Первым, кого он встречает на своем пути, оказывается великий Миронид — стратег, который привел афинян к победе в битве при Танагре, о которой я уже упоминал и которая завершила предыдущую войну со Спартой во времена моего деда. Я выбрал его как воплощение — каковым он являлся по крайней мере для моего поколения — последнего честного гражданина и компетентного военачальника старой школы. На самом деле он был таким же жуликом, как и все его предшественники и преемники, но историческая правда меня не стесняла. Как не стесняет она ни одного афинянина, ибо иначе мы бы не считали Марафон победой. В общем, Миронид принимает на себя роль проводника и ведет его от одного великого государственного деятеля к другому, начиная от бессмертного Солона и заканчивая Периклом, и каждый из них излагает свое мнение о том, что следует делать. Чтобы вписать все эти колоссальные фигуры в подобающее окружение, я составил хор из аттических дем, с Палленами в качестве предводители, ибо в конце концов Афины — это не сам город, а демы.

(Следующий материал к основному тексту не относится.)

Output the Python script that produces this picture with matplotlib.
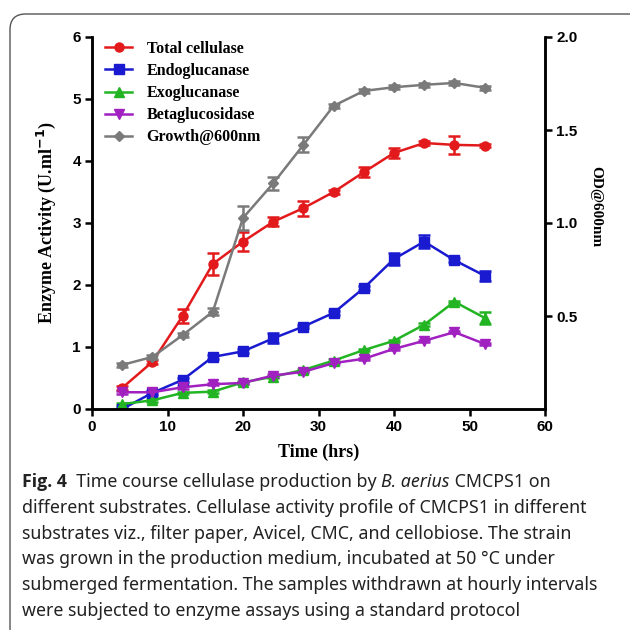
import matplotlib
matplotlib.use("Agg")
import matplotlib.pyplot as plt
from matplotlib.patches import FancyBboxPatch
from matplotlib.lines import Line2D

# ---------------- data ----------------
time_hrs = [4, 8, 12, 16, 20, 24, 28, 32, 36, 40, 44, 48, 52]
total_cellulase = [0.34, 0.76, 1.50, 2.34, 2.70, 3.02, 3.24, 3.50, 3.82, 4.13, 4.29, 4.26, 4.25]
total_err = [0.03, 0.03, 0.12, 0.18, 0.15, 0.07, 0.12, 0.03, 0.08, 0.08, 0.03, 0.14, 0.03]
endoglucanase = [0.00, 0.26, 0.47, 0.84, 0.93, 1.14, 1.33, 1.55, 1.95, 2.42, 2.70, 2.40, 2.15]
endo_err = [0.03, 0.03, 0.03, 0.03, 0.03, 0.08, 0.03, 0.03, 0.03, 0.10, 0.10, 0.03, 0.08]
exoglucanase = [0.08, 0.14, 0.26, 0.28, 0.43, 0.52, 0.63, 0.78, 0.95, 1.10, 1.36, 1.73, 1.47]
exo_err = [0.02, 0.02, 0.02, 0.02, 0.02, 0.02, 0.02, 0.02, 0.02, 0.02, 0.02, 0.02, 0.10]
betaglucosidase = [0.27, 0.27, 0.35, 0.40, 0.42, 0.54, 0.60, 0.74, 0.81, 0.97, 1.10, 1.24, 1.05]
beta_err = [0.02] * 13
growth_od = [0.237, 0.280, 0.397, 0.523, 1.027, 1.213, 1.420, 1.630, 1.710, 1.730, 1.743, 1.753, 1.727]
growth_err = [0.01, 0.01, 0.01, 0.02, 0.067, 0.033, 0.04, 0.01, 0.01, 0.01, 0.01, 0.01, 0.01]

series_names = ["Total cellulase", "Endoglucanase", "Exoglucanase", "Betaglucosidase", "Growth@600nm"]
x_ticks = [0, 10, 20, 30, 40, 50, 60]
y_left_ticks = [0, 1, 2, 3, 4, 5, 6]
y_right_ticks = [0.5, 1.0, 1.5, 2.0]

caption_lines = [
    [("Fig. 4", "bold", "normal"), ("  Time course cellulase production by ", "normal", "normal"),
     ("B. aerius", "normal", "italic"), (" CMCPS1 on", "normal", "normal")],
    [("different substrates. Cellulase activity profile of CMCPS1 in different", "normal", "normal")],
    [("substrates viz., filter paper, Avicel, CMC, and cellobiose. The strain", "normal", "normal")],
    [("was grown in the production medium, incubated at 50 \u00b0C under", "normal", "normal")],
    [("submerged fermentation. The samples withdrawn at hourly intervals", "normal", "normal")],
    [("were subjected to enzyme assays using a standard protocol", "normal", "normal")],
]

# ---------------- figure ----------------
W = H = 630
fig = plt.figure(figsize=(6.3, 6.3), dpi=100)

# rounded frame
frame = FancyBboxPatch((10 / W, -0.1), 1.2, (1 - 14 / H) + 0.1,
                       boxstyle="round,pad=0,rounding_size=0.025",
                       transform=fig.transFigure, fill=False,
                       edgecolor="#555555", linewidth=1.0)
fig.add_artist(frame)

ax = fig.add_axes([92 / W, 1 - 409 / H, (545 - 92) / W, (409 - 37) / H])
ax2 = ax.twinx()

tick_font = dict(family="Liberation Sans", weight="bold", size=11)
label_font = dict(family="Liberation Serif", weight="bold", size=13)

colors = ["#e31a1c", "#1a1ad0", "#22b422", "#a020c0", "#7a7a7a"]
markers = ["o", "s", "^", "v", "D"]
msizes = [6.5, 6.5, 6.5, 6.5, 5]
left_series = [(total_cellulase, total_err), (endoglucanase, endo_err),
               (exoglucanase, exo_err), (betaglucosidase, beta_err)]

for i, (vals, err) in enumerate(left_series):
    ax.errorbar(time_hrs, vals, yerr=err, color=colors[i], marker=markers[i],
                markersize=msizes[i], linewidth=1.8, elinewidth=1.8,
                capsize=4, capthick=1.8)
ax2.errorbar(time_hrs, growth_od, yerr=growth_err, color=colors[4], marker=markers[4],
             markersize=msizes[4], linewidth=1.8, elinewidth=1.8, capsize=4, capthick=1.8)

ax.set_xlim(0, 60)
ax.set_ylim(0, 6)
ax2.set_ylim(0, 2)
ax.set_xticks(x_ticks)
ax.set_yticks(y_left_ticks)
ax2.set_yticks(y_right_ticks)
ax.set_xticklabels([str(t) for t in x_ticks], fontdict=tick_font)
ax.set_yticklabels([str(t) for t in y_left_ticks], fontdict=tick_font)
ax2.set_yticklabels(["%.1f" % t for t in y_right_ticks], fontdict=tick_font)

for a in (ax, ax2):
    a.spines["top"].set_visible(False)
    for s in ("left", "right", "bottom"):
        a.spines[s].set_linewidth(1.8)
    a.tick_params(direction="out", width=1.8, length=5, pad=3)

ax.set_xlabel("Time (hrs)", fontdict=label_font, labelpad=7)
ax.set_ylabel("Enzyme Activity (U.ml$^{\\mathbf{-1}}$)", fontdict=label_font, labelpad=10)
ax2.set_ylabel("OD@600nm", fontdict=dict(family="Liberation Serif", weight="bold", size=11),
               rotation=270)
ax2.yaxis.set_label_coords((602 - 92) / 453, (409 - 207) / 372)

handles = [Line2D([], [], color=colors[i], marker=markers[i], markersize=msizes[i],
                  linewidth=1.8) for i in range(5)]
leg = ax2.legend(handles, series_names, loc="upper left",
                 bbox_to_anchor=((105 - 92) / 453, (409 - 41) / 372),
                 borderaxespad=0, borderpad=0,
                 frameon=False, handlelength=1.7, handletextpad=0.9, labelspacing=0.38,
                 prop=dict(family="Liberation Serif", weight="bold", size=11.5))

# ---------------- caption ----------------
fig.canvas.draw()
renderer = fig.canvas.get_renderer()
cap_size = 12.8
y0 = 482
dy = 25.8
for li, pieces in enumerate(caption_lines):
    x = 22
    y = y0 + li * dy
    for txt, wt, st in pieces:
        fam = "Open Sans" if wt == "bold" else "Noto Sans"
        t = fig.text(x / W, 1 - y / H, txt, family=fam, weight=wt, style=st,
                     size=cap_size, color="#222222", va="center", ha="left")
        bb = t.get_window_extent(renderer)
        x += bb.width

fig.savefig("out.png", dpi=100)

Я приступил к работе с намерением создать лучшую из своих пьес, но чем дальше, тем серьезнее эта моя комедия становилась. Как явствует из моего рассказа, это была чрезвычайно политизированная пьеса, и я полагаю, что в других обстоятельствах не написал бы ничего подобного. Поначалу я и не думал вкладывать в нее какое-то послание, но по мере развития текста и в результате попыток представить, что на самом деле сказал бы о нынешней ситуации Солон, я обнаружил важную тему, которую по мере сил постарался развить. Послание не соответствовало моим собственным воззрениям, но такова уж работа поэта. Аристофан, например, последовательно критиковал войну как таковую и требовал мира с того момента, как начал писать; но сам он, лично, не имел против войны ничего, и вообще задумывался о ней крайне мало — по крайней мере, пока сам не побывал на Сицилии. Но его персонажами были в основном земледельцы из класса гоплитов, которые обыкновенно не одобряют войну; и вот, чтобы писать то, что ему хотелось писать, и отмачивать шутки в своем вкусе, Аристофану пришлось выступать в роли миролюбивого сельского жителя — более лживый образ трудно вообразить. Сходным образом я, назначив себя глашатаем наших великих политиков, практически насильно превратил себя в пылкого защитника демократии. Однако, чтобы остаться собой, я ратовал за изначальную солонову конституцию — ту компоненту нынешней, которую Фемистокл с Периклом не сумели извратить окончательно. Я доказывал, что демократия, которая нужна Афинам сейчас — это демократия, при которой каждый, способный говорить разумно, должен быть выслушан, при которой большинство не подавляет меньшинство так же, как во времена Солона Немногие угнетали Многих. Совершенно очевидно, утверждал я, что прийти к такой форме демократии, учреждая новые институты, невозможно. Демократия — самая уязвимая из всех систем. Более того, демократия более всех прочих форм правления тяготеет к репрессиям, нетерпимости и насилию, поскольку налагает на человеческую природу меньше ограничений, чем другие. Но демократия, в которой люди добровольно накладывают на себя ограничения — что кроме них самих никому не должно быть позволено — такая демократия в потенции является лучшим из всех государственных устройств, пока она опирается на взаимную терпимость, рассудок и стремление к общему благу.